Poorly organized book August 14, 2005 11 out of 17 found this review helpful
The book composes of 6 parts.
Part 1 fouces on how to use the Eclipse IDE. The authors do a good job in explaining how to use the Eclipse IDE. Once a while, you will pick up some tricks that you will find extremely useful. Unfortunately, it also explains things that seems obvious from the UI perspective. In short, you read through 10 lines to get one line of useful information.
Part 6 are the exercises that illustrates some simple concepts discussed in the previous section. That part does a pretty good job also.
The other 4 parts discuss how to extend Eclips IDE and to write Rich Client application. Unfortunately, the authors fail miserable in organizing the information. I am expecting the authors will first explain the basic concepts and then start with some simple application and then build on that.
Unfortunately, the first few chapters in those parts does a very poor job to give you a comprehensive overview. Then the authors will get into details that will make you completely lost. The worst part is that when they are getting into details, the section will fill with a lot of "forward looking" statements like do not worry about some details which will explain in later chapter. Sometimes, you will find that if they reverse the order of the chapters, it may be easier for you to understand.
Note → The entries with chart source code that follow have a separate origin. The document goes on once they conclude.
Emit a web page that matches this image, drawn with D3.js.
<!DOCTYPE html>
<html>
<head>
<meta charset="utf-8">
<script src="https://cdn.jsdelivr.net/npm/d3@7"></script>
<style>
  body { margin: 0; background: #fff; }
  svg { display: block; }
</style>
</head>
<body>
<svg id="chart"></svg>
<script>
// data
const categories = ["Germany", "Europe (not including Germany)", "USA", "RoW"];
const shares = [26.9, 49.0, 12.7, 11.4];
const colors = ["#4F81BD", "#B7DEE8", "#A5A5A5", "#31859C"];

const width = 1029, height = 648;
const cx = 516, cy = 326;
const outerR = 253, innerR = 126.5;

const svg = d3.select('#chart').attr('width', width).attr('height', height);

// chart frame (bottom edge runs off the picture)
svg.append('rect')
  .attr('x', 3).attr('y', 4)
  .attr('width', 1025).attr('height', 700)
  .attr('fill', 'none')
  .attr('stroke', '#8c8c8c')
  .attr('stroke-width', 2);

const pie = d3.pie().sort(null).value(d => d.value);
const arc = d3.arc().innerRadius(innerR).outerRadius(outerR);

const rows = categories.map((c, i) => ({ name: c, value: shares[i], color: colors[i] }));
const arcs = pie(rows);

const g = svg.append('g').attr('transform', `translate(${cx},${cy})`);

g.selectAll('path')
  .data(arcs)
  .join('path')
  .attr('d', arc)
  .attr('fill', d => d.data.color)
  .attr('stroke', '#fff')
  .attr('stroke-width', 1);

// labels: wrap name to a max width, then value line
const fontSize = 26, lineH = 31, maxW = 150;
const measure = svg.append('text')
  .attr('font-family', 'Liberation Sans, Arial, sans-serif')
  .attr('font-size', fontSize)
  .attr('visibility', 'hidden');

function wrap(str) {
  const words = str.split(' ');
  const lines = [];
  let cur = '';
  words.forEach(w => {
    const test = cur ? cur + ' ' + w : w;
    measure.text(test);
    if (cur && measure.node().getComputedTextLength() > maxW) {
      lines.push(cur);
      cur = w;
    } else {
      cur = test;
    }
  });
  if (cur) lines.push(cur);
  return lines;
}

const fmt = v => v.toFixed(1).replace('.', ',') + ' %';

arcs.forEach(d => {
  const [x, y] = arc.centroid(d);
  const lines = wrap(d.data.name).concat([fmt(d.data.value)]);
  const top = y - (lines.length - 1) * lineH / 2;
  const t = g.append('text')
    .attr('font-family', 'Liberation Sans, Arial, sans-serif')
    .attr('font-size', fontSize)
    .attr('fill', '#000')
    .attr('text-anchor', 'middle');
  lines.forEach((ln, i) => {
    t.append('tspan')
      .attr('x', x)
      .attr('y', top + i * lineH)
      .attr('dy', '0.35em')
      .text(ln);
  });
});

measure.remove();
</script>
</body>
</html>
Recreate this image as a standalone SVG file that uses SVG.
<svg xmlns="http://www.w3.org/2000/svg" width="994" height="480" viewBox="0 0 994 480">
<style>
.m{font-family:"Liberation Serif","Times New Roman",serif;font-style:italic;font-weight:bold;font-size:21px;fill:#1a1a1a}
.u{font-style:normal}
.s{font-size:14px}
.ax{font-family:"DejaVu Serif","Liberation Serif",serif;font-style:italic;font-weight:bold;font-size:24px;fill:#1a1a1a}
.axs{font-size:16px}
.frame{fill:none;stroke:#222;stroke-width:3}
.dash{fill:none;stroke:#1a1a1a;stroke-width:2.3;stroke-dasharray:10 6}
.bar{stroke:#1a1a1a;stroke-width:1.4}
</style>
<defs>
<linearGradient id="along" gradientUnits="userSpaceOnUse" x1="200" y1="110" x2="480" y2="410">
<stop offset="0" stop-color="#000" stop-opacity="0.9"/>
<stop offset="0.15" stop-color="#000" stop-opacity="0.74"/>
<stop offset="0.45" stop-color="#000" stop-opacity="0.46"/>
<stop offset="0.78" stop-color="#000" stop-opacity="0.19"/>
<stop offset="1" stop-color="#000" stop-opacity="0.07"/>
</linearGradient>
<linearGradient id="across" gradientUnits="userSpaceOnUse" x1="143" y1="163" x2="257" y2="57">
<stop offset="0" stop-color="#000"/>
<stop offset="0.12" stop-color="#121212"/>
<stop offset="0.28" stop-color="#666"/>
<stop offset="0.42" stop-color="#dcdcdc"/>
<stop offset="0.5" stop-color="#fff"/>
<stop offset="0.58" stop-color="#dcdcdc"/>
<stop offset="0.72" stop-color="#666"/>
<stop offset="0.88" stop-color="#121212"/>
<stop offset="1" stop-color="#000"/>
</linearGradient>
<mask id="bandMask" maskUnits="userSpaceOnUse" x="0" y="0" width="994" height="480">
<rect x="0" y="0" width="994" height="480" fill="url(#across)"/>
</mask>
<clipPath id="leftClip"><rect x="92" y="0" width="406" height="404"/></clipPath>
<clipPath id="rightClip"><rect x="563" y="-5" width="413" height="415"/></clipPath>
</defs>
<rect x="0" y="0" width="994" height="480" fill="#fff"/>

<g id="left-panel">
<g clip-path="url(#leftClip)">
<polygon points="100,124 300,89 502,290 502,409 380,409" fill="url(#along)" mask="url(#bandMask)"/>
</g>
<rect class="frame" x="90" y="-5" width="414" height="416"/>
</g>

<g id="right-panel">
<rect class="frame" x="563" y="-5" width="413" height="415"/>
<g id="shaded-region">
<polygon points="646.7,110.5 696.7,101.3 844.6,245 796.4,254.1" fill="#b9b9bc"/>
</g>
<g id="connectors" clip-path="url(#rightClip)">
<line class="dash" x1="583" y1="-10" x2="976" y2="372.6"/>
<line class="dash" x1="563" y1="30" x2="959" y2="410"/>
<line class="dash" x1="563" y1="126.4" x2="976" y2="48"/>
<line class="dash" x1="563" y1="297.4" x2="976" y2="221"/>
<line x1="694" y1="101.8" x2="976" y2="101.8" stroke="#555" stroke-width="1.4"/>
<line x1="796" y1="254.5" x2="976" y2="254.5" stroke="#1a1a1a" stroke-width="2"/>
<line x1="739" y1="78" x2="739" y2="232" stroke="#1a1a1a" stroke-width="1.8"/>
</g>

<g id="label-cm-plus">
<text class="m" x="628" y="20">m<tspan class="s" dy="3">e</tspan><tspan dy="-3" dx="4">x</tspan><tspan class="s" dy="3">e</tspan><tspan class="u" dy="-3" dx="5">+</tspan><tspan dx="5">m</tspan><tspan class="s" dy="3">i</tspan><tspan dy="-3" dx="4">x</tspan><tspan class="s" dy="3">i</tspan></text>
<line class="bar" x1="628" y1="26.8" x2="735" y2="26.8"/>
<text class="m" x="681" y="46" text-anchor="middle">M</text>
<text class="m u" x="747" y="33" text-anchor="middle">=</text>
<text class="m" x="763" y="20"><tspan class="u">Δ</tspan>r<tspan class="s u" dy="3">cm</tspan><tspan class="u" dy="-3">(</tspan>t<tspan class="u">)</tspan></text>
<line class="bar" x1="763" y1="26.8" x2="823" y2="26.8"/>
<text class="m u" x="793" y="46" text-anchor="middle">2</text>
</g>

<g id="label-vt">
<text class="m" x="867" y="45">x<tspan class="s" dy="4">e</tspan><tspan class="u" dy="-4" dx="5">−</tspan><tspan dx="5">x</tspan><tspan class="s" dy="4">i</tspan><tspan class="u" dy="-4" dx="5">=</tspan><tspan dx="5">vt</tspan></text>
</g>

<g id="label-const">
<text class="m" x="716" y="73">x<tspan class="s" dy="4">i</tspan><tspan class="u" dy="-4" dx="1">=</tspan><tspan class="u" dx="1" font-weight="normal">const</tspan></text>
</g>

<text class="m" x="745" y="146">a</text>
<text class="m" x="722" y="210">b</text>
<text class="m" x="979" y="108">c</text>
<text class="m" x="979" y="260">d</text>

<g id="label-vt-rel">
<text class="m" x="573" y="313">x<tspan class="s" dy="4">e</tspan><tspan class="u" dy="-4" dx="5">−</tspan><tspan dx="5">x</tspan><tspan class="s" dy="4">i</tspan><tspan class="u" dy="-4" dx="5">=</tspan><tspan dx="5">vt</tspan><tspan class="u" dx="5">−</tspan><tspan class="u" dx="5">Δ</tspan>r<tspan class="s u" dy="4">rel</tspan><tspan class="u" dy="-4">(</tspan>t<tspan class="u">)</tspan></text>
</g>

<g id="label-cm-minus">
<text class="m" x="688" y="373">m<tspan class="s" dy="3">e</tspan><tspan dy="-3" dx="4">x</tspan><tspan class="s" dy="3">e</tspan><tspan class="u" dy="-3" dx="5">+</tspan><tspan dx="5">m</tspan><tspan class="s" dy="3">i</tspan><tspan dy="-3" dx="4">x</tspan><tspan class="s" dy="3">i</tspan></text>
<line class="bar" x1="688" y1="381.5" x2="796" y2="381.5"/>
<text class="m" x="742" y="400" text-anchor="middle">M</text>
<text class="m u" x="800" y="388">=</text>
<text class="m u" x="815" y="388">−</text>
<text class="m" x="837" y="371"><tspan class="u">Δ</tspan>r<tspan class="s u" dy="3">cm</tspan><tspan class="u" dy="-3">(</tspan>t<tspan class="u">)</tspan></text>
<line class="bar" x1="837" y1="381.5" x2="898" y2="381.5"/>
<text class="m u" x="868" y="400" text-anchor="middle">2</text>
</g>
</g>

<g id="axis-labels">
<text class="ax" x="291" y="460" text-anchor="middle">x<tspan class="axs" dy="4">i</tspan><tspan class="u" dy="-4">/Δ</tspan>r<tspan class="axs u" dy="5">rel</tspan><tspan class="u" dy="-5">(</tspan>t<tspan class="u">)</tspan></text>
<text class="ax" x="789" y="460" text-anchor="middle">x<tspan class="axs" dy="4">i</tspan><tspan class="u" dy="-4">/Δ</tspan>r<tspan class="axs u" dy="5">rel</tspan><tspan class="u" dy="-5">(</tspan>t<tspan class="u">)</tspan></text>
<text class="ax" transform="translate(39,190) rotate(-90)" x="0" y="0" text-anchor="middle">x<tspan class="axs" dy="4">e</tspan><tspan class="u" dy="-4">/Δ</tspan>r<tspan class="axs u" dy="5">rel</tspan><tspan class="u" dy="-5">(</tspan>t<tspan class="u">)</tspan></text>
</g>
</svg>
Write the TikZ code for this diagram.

This book definitely needs a better Editor to make the information more coherent, and to condense the information better. The authors should re-organize the chapters/information to start from building a simple application with a window compose of a few views and some manual items.
Good book, bad approach July 29, 2005 12 out of 17 found this review helpful
The book is very good. The problem is the examples. The examples are all heavily loaded and compounded. Like when you want to learn a certain type of a tree, instead you will be put into a dense forest and lost totally. I do not recomend the beginner to start with this book. I want the author to redesign the examples so that the topic be focused.